National Socialist German Students' Union
- Emblem of the NSDStB
- Formation: February 1926; 100 years ago
- Dissolved: October 10, 1945; 80 years ago
- Type: School monitoring organization
- Legal status: Defunct, illegal
- Region served: Germany
- Parent organization: Nazi Party

= National Socialist German Students' League =

Organisation of the Nazi party for young students

The National Socialist German Students' Union (German: Nationalsozialistischer Deutscher Studentenbund, abbreviated NSDStB) was founded in 1926 as a division of the Nazi Party with the mission of integrating University-level education and academic life within the framework of the Nazi worldview. Organized (as with other departments of the Nazi Party) strictly in accord with the Führerprinzip (or "leader principle") as well as the principle of Machtdistanz (or "power distance"), the NSDStB housed its members in so-called Kameradschaftshäusern (or "Fellowship Houses"), and (from 1930) had its members decked out in classic brown shirts and its own distinctive Swastika emblems.

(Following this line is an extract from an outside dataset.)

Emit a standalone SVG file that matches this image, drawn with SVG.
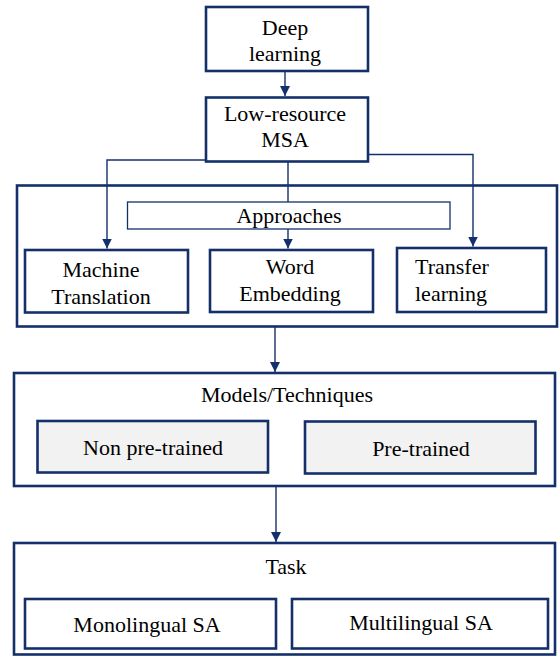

After Germany's defeat in World War II, the Nazi Party along with its divisions and affiliated organisations were declared "criminal organizations" and banned by the Allied Control Council on October 10, 1945.

==Leaders, 1926–45==
- 1926–28 Wilhelm Tempel
- 1928–32 Baldur von Schirach (from 1931 also Reichsjugendführer)
- 1932–33 Gerd Rühle
- 1933–34 Oskar Stäbel
- 1934–36 Albert Derichsweiler
- 1936–45 Gustav Adolf Scheel (as Reichsstudentenführer Scheel was also Führer of the Deutschen Studentenschaft)

==Other notable members==
- Kurt Waldheim, later Secretary General of the United Nations, President of Austria.